In the latest such case, a criminal court in September charged an activist, Abdallahi Salem Ould Yali, with incitement to violence and racial hatred for social media messages criticizing racial discrimination in the country. Yali has been in pre-charge detention since his arrest in January 2018.

"Mauritania's authorities wield an array of repressive laws to silence activists and organizations that insist that slavery and ethnic discrimination are major issues facing the nation," said Sarah Leah Whitson, Middle East and North Africa director at Human Rights Watch. "The authorities should urgently reform the penal code and other laws to prevent them from being used to punish peaceful speech."

In the 674-page World Report 2019, its 29th edition, Human Rights Watch reviewed human rights practices in more than 100 countries. In his introductory essay, Executive Director Kenneth Roth says that the populists spreading hatred and intolerance in many countries are spawning a resistance. New alliances of rights-respecting governments, often prompted and joined by civic groups and the public, are raising the cost of autocratic excess.

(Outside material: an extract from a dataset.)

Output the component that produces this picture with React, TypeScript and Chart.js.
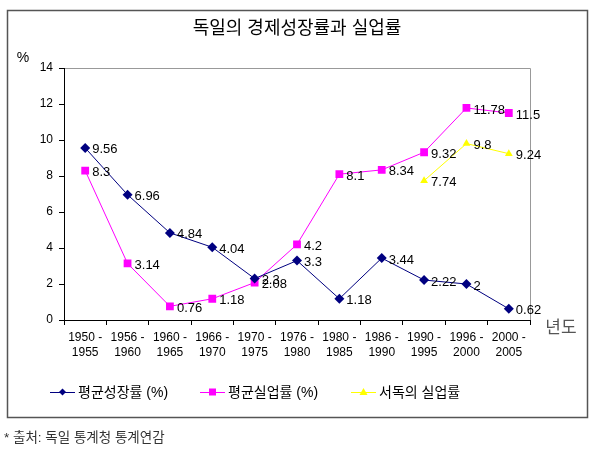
import { useEffect, useRef } from "react"
import { Chart, registerables } from "chart.js"

Chart.register(...registerables)

const FONT = "'Liberation Sans', 'Noto Sans CJK KR', sans-serif"

const periods = [
  ["1950 -", "1955"],
  ["1956 -", "1960"],
  ["1960 -", "1965"],
  ["1966 -", "1970"],
  ["1970 -", "1975"],
  ["1976 -", "1980"],
  ["1980 -", "1985"],
  ["1986 -", "1990"],
  ["1990 -", "1995"],
  ["1996 -", "2000"],
  ["2000 -", "2005"],
]
const growthRate = [9.56, 6.96, 4.84, 4.04, 2.3, 3.3, 1.18, 3.44, 2.22, 2, 0.62]
const unemploymentRate = [8.3, 3.14, 0.76, 1.18, 2.08, 4.2, 8.1, 8.34, 9.32, 11.78, 11.5]
const westUnemployment = [null, null, null, null, null, null, null, null, 7.74, 9.8, 9.24]

const seriesNames = ["평균성장률 (%)", "평균실업률 (%)", "서독의 실업률"]

// frame, titles, legend and value labels drawn around the chart
const decorations = {
  id: "decorations",
  beforeDraw(chart: Chart) {
    const { ctx, chartArea } = chart
    ctx.save()
    ctx.fillStyle = "#fff"
    ctx.fillRect(0, 0, chart.width, chart.height)
    ctx.strokeStyle = "#555"
    ctx.lineWidth = 1.5
    ctx.strokeRect(7.5, 10.5, 580, 407)
    ctx.strokeStyle = "#999"
    ctx.lineWidth = 1
    ctx.beginPath()
    ctx.moveTo(chartArea.left, chartArea.top + 0.5)
    ctx.lineTo(chartArea.right + 0.5, chartArea.top + 0.5)
    ctx.lineTo(chartArea.right + 0.5, chartArea.bottom)
    ctx.stroke()

    ctx.fillStyle = "#000"
    ctx.textAlign = "center"
    ctx.textBaseline = "middle"
    ctx.font = `18px ${FONT}`
    ctx.fillText("독일의 경제성장률과 실업률", 297, 29)
    ctx.font = `14px ${FONT}`
    ctx.fillText("%", 23, 58)
    ctx.fillStyle = "#555"
    ctx.font = `17px ${FONT}`
    ctx.fillText("년도", 561, 328)

    // legend
    const legendX = [50, 200, 351]
    const legendY = 392
    chart.data.datasets.forEach((ds: any, i: number) => {
      const x = legendX[i]
      ctx.strokeStyle = ds.borderColor
      ctx.lineWidth = 1
      ctx.beginPath()
      ctx.moveTo(x, legendY + 0.5)
      ctx.lineTo(x + 25, legendY + 0.5)
      ctx.stroke()
      ctx.fillStyle = ds.backgroundColor
      ctx.beginPath()
      const cx = x + 12.5
      if (ds.pointStyle === "rectRot") {
        ctx.moveTo(cx, legendY - 3.5)
        ctx.lineTo(cx + 3.5, legendY)
        ctx.lineTo(cx, legendY + 3.5)
        ctx.lineTo(cx - 3.5, legendY)
      } else if (ds.pointStyle === "rect") {
        ctx.rect(cx - 3.5, legendY - 3.5, 7, 7)
      } else {
        ctx.moveTo(cx, legendY - 4)
        ctx.lineTo(cx + 4, legendY + 3)
        ctx.lineTo(cx - 4, legendY + 3)
      }
      ctx.closePath()
      ctx.fill()
      ctx.fillStyle = "#000"
      ctx.textAlign = "left"
      ctx.font = `14px ${FONT}`
      ctx.fillText(seriesNames[i], x + 28, legendY + 1)
    })

    ctx.fillStyle = "#333"
    ctx.textAlign = "left"
    ctx.font = `13.5px ${FONT}`
    ctx.fillText("* 출처: 독일 통계청 통계연감", 4, 438)
    ctx.restore()
  },
  afterDatasetsDraw(chart: Chart) {
    const { ctx } = chart
    ctx.save()
    ctx.fillStyle = "#000"
    ctx.font = `13px ${FONT}`
    ctx.textAlign = "left"
    ctx.textBaseline = "middle"
    chart.data.datasets.forEach((ds: any, i: number) => {
      const meta = chart.getDatasetMeta(i)
      meta.data.forEach((pt: any, j: number) => {
        const v = ds.data[j]
        if (v === null || v === undefined) return
        ctx.fillText(String(v), pt.x + 7, pt.y + 2)
      })
    })
    ctx.restore()
  },
}

export default function App() {
  const chartRef = useRef<HTMLCanvasElement>(null)
  const chartInstance = useRef<Chart | null>(null)

  useEffect(() => {
    if (!chartRef.current) return
    if (chartInstance.current) chartInstance.current.destroy()
    const ctx = chartRef.current.getContext("2d")
    if (!ctx) return

    chartInstance.current = new Chart(ctx, {
      type: "line",
      data: {
        labels: periods,
        datasets: [
          {
            label: seriesNames[0],
            data: growthRate,
            borderColor: "#000080",
            backgroundColor: "#000080",
            borderWidth: 1,
            pointStyle: "rectRot",
            pointRadius: 5,
            pointBorderWidth: 0,
          },
          {
            label: seriesNames[1],
            data: unemploymentRate,
            borderColor: "#ff00ff",
            backgroundColor: "#ff00ff",
            borderWidth: 1,
            pointStyle: "rect",
            pointRadius: 5.5,
            pointBorderWidth: 0,
          },
          {
            label: seriesNames[2],
            data: westUnemployment,
            borderColor: "#ffff00",
            backgroundColor: "#ffff00",
            borderWidth: 1,
            pointStyle: "triangle",
            pointRadius: 4.5,
            pointBorderWidth: 0,
          },
        ],
      },
      options: {
        responsive: false,
        animation: false,
        layout: { padding: { left: 0, right: 70, top: 68, bottom: 0 } },
        plugins: {
          legend: { display: false },
          title: { display: false },
          tooltip: { enabled: false },
        },
        scales: {
          x: {
            offset: true,
            afterFit: (s: any) => {
              s.height = 137
            },
            grid: {
              offset: true,
              drawOnChartArea: false,
              tickLength: 5,
              color: "#000",
            },
            border: { color: "#000", width: 1 },
            ticks: {
              color: "#000",
              padding: 5,
              maxRotation: 0,
              autoSkip: false,
              font: { family: FONT, size: 12, lineHeight: 1.25 },
            },
          },
          y: {
            min: 0,
            max: 14,
            afterFit: (s: any) => {
              s.width = 64
            },
            grid: { drawOnChartArea: false, tickLength: 5, color: "#000" },
            border: { color: "#000", width: 1 },
            ticks: {
              stepSize: 2,
              color: "#000",
              padding: 6,
              font: { family: FONT, size: 12 },
            },
          },
        },
      },
      plugins: [decorations],
    })

    return () => {
      if (chartInstance.current) chartInstance.current.destroy()
    }
  }, [])

  return (
    <div style={{ position: "absolute", left: 0, top: 0, width: 600, height: 457 }}>
      <canvas ref={chartRef} width={600} height={457} />
    </div>
  )
}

Their successes illustrate the possibility of defending human rights - indeed, the responsibility to do so - even in darker times.

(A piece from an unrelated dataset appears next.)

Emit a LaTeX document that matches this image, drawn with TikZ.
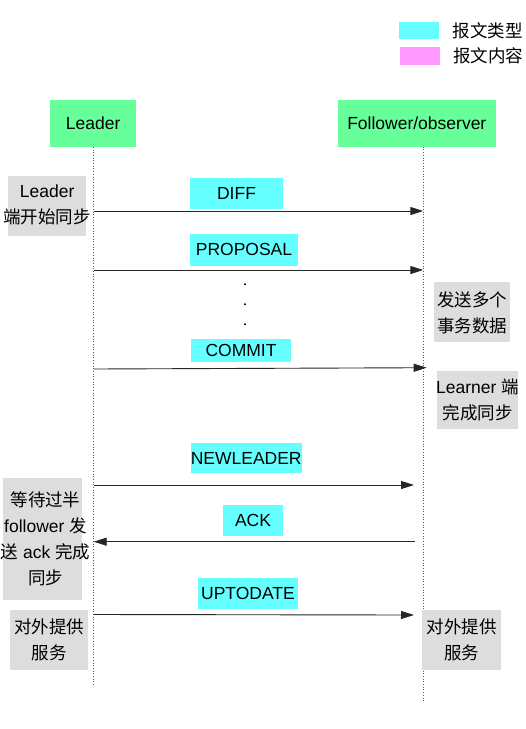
\documentclass[tikz,border=0pt]{standalone}
\usepackage{fontspec}
\setmainfont{Liberation Sans}
\newfontfamily\cjk{Noto Sans CJK SC}
\newcommand{\zh}[1]{{\cjk #1}}
\usetikzlibrary{arrows.meta}
\definecolor{actorgreen}{HTML}{66FF99}
\definecolor{msgcyan}{HTML}{66FFFF}
\definecolor{msgpink}{HTML}{FF99FF}
\definecolor{notegray}{HTML}{DDDDDD}

\begin{document}
\begin{tikzpicture}[x=1pt,y=-1pt,
    every node/.style={font=\fontsize{17.5}{26}\selectfont},
    actor/.style={fill=actorgreen, minimum height=46.7, inner sep=0},
    msgtype/.style={fill=msgcyan, inner sep=0},
    notebox/.style={fill=notegray, inner sep=0},
    notetext/.style={align=center, inner sep=0},
    lifeline/.style={dotted, line width=0.7pt, gray!70!black},
    msg/.style={-{Triangle[length=13pt,width=8pt]}, line width=0.9pt, black!85}]

\useasboundingbox (0,0) rectangle (526,729);

%% Legend
\node[msgtype, minimum width=40, minimum height=17.3] (keytype) at (419.3,30.7) {};
\node[anchor=west, inner sep=0] (keytypetext) at (452.7,30.5) {\zh{报文类型}};
\node[fill=msgpink, inner sep=0, minimum width=40, minimum height=17.7] (keybody) at (420,56.2) {};
\node[anchor=west, inner sep=0] (keybodytext) at (453,56) {\zh{报文内容}};

%% Actors
\node[actor, minimum width=85.7] (leader) at (93.2,123.3) {Leader};
\node[actor, minimum width=158.3] (follower) at (416.8,123.3) {Follower/observer};

%% Lifelines
\coordinate (leaderend) at (93.7,686.7);
\coordinate (followertop) at (423.3,146.7);
\coordinate (followerend) at (423.3,701.7);
\draw[lifeline] (leader.south -| leaderend) -- (leaderend);
\draw[lifeline] (followertop) -- (followerend);

%% Notes
\node[notebox, minimum width=78.3, minimum height=60.3] (syncstart) at (47.2,205.8) {};
\node[notetext] (syncstarttext) at (47.2,204.7) {Leader\\\zh{端开始同步}};

\node[notebox, minimum width=76, minimum height=59.4] (sendtxn) at (472,312) {};
\node[notetext] (sendtxntext) at (472,313) {\zh{发送多个}\\\zh{事务数据}};

\node[notebox, minimum width=81, minimum height=58.6] (learnerdone) at (477.8,400) {};
\node[notetext] (learnerdonetext) at (477.5,400.3) {Learner \zh{端}\\\zh{完成同步}};

\node[notebox, minimum width=79.6, minimum height=122.3] (waitack) at (42.5,538.8) {};
\node[notetext] (waitacktext) at (45.5,539) {\zh{等待过半}\\follower \zh{发}\\\zh{送} ack \zh{完成}\\\zh{同步}};

\node[notebox, minimum width=78.3, minimum height=60] (leaderserve) at (49.2,640) {};
\node[notetext] (leaderservetext) at (49.2,640) {\zh{对外提供}\\\zh{服务}};

\node[notebox, minimum width=78.4, minimum height=60] (followerserve) at (461.5,640) {};
\node[notetext] (followerservetext) at (461.5,640) {\zh{对外提供}\\\zh{服务}};

%% Message types
\node[msgtype, minimum width=92.4, minimum height=31.3] (diff) at (236.5,193.3) {DIFF};
\node[msgtype, minimum width=107.4, minimum height=32] (proposal) at (244,249.7) {PROPOSAL};
\node[msgtype, minimum width=100, minimum height=23] (commit) at (241,350.2) {COMMIT};
\node[msgtype, minimum width=111, minimum height=30.6] (newleader) at (246.2,458) {NEWLEADER};
\node[msgtype, minimum width=60.6, minimum height=30.7] (ack) at (253,520.3) {ACK};
\node[msgtype, minimum width=99.4, minimum height=31] (uptodate) at (248,593.2) {UPTODATE};

%% Messages
\coordinate (diffL) at (93.7,211);       \coordinate (diffF) at (423.3,211);
\coordinate (proposalL) at (93.7,270);   \coordinate (proposalF) at (423.3,270);
\coordinate (commitL) at (93.7,369);     \coordinate (commitF) at (426.7,367.7);
\coordinate (newleaderL) at (93.7,485);  \coordinate (newleaderF) at (414,485);
\coordinate (ackF) at (415,541.7);       \coordinate (ackL) at (93.7,541.7);
\coordinate (uptodateL) at (93.7,614.5); \coordinate (uptodateF) at (414,615);

\draw[msg] (diffL) -- (diffF);
\draw[msg] (proposalL) -- (proposalF);
\draw[msg] (commitL) -- (commitF);
\draw[msg] (newleaderL) -- (newleaderF);
\draw[msg] (ackF) -- (ackL);
\draw[msg] (uptodateL) -- (uptodateF);

% more proposals
\foreach \y in {284.3,304.3,324.3}{
    \fill (245,\y) circle (1.1);
}

\end{tikzpicture}
\end{document}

A court on December 31 freed Biram Bah Abeid, president of the anti-slavery association Initiative for the Resurgence of the Abolitionist Movement (IRA) and newly elected member of parliament, after imposing a sentence on him that included two months of actual prison time, which he had already served following his arrest in August 2018 . The court prosecuted Biram on charges of insulting and threatening a journalist. The authorities have refused to process IRA's application for formal registration since the organization was founded in 2008 and have blocked its efforts to hold conferences and workshops. Two of its activists were freed from prison in 2018 after completing two-year terms following an unfair trial of 13 IRA activists.

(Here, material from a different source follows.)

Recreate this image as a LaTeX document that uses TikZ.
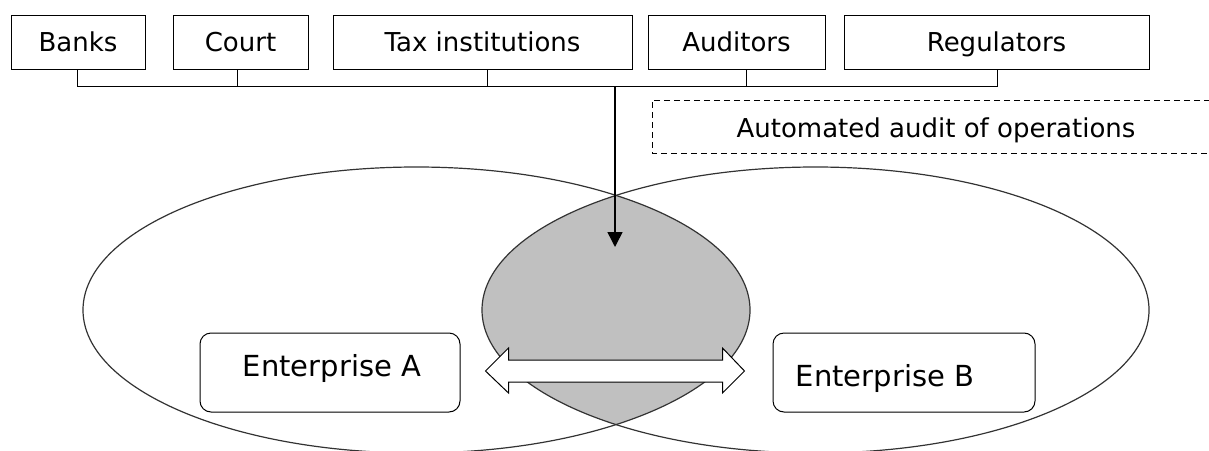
\documentclass[tikz,border=0pt]{standalone}
\usepackage{fontspec}
\setmainfont{DejaVu Sans}
\usetikzlibrary{arrows.meta,calc}
\definecolor{lensgray}{RGB}{192,192,192}
\begin{document}
\begin{tikzpicture}[x=1pt,y=-1pt,
  topbox/.style={draw,line width=1pt,minimum height=54pt,inner sep=0pt,
    text height=19pt,text depth=0pt,font=\fontsize{26}{30}\selectfont},
  entbox/.style={draw,line width=1pt,rounded corners=11pt,minimum height=79pt,
    inner sep=0pt,fill=white},
  enttext/.style={inner sep=0pt,text height=21.2pt,text depth=0pt,
    font=\fontsize{29}{34}\selectfont},
  bus/.style={line width=1pt},
  venn/.style={draw=black!80,line width=1.2pt},
  feed/.style={line width=1.5pt,-{Triangle[length=15pt,width=15pt]}},
  blockarrow/.style={draw,line width=1pt,fill=white,line join=miter},
  dashbox/.style={line width=1pt,dash pattern=on 6pt off 4pt},
]
\useasboundingbox (0,0) rectangle (1209,450);

% two overlapping spheres of the enterprises, with the shared zone shaded
\begin{scope}
  \clip (416.5,310) ellipse [x radius=333.5,y radius=143];
  \fill[lensgray] (815.5,310) ellipse [x radius=333.5,y radius=143];
\end{scope}
\path[venn] (416.5,310) ellipse [x radius=333.5,y radius=143];
\path[venn] (815.5,310) ellipse [x radius=333.5,y radius=143];

% external parties
\node[topbox,minimum width=134pt] (banks) at (78,42)    {Banks};
\node[topbox,minimum width=135pt] (court) at (240.5,42) {Court};
\node[topbox,minimum width=299pt] (tax)   at (482.5,42) {Tax institutions};
\node[topbox,minimum width=177pt] (aud)   at (736.5,42) {Auditors};
\node[topbox,minimum width=305pt] (reg)   at (996.5,42) {Regulators};

% common bus joining the parties
\draw[bus] ([xshift=-1pt]banks.south) -- ++(0,17) -| ([xshift=0.5pt]reg.south);
\draw[bus] ([xshift=-3.5pt]court.south) -- ++(0,17);
\draw[bus] ([xshift=4.5pt]tax.south) -- ++(0,17);
\draw[bus] ([xshift=9.5pt]aud.south) -- ++(0,17);

% automated audit label
\draw[dashbox] (1210,100) -| (652,153) -- (1210,153);
\node[inner sep=0pt,text height=19pt,text depth=0pt,
  font=\fontsize{26}{30}\selectfont] (audit) at (936,128)
  {Automated audit of operations};

% feed into the shared zone
\coordinate (hub) at (615,86);
\coordinate (shared) at (615,247);
\draw[feed] (hub) -- (shared);

% enterprises
\node[entbox,minimum width=260pt] (entA) at (330,372.5) {};
\node[entbox,minimum width=262pt] (entB) at (904,372.5) {};
\node[enttext] (labA) at (332,366) {Enterprise A};
\node[enttext] (labB) at (885,376) {Enterprise B};

% two-way exchange between the enterprises
\coordinate (L) at ([shift={(25pt,1.5pt)}]entA.east);
\coordinate (R) at ([shift={(-28pt,1.5pt)}]entB.west);
\draw[blockarrow] (L) -- ++(23,-23) -- ++(0,12) -- ($(R)+(-22,-11)$)
  -- ++(0,-12) -- (R) -- ++(-22,22) -- ++(0,-11) -- ($(L)+(23,11)$)
  -- ++(0,11) -- cycle;
\end{tikzpicture}
\end{document}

Mohamed Cheikh Ould Mkhaitir, a prominent blogger who was sentenced to death on apostasy charges in January 2014 over an article questioning the use of religion to legitimize ethnic and caste discrimination in Mauritania, has been held in an undisclosed location since November 2017, when an appeals' court reduced his death sentence to two years in prison.

Mauritania should abolish a law adopted in April that made the death penalty mandatory for blasphemy, Human Rights Watch said.

The authorities in August 2017 charged a former senator and opposition figure, Mohamed Ould Ghadda, with dubious corruption charges, accusing him of accepting bribes from a government critic, just days after a public referendum in favor of the Mauritanian Senate's dissolution, which Ghadda had opposed. Although Ghadda was freed in August after a year in pretrial detention, he remains under judicial control and is restricted from traveling.

Authorities have withheld recognition from several associations including Hands Off My Nationality, which focuses on institutional discrimination against black Mauritanians in the national civil registration process. These refusals are possible under the 1964 Law of Associations, which requires associations to obtain permission to operate. The law also grants the Interior Ministry power to refuse permission on vague grounds such as "anti-national propaganda" or "exercis[ing] an unwelcome influence on the minds of the people."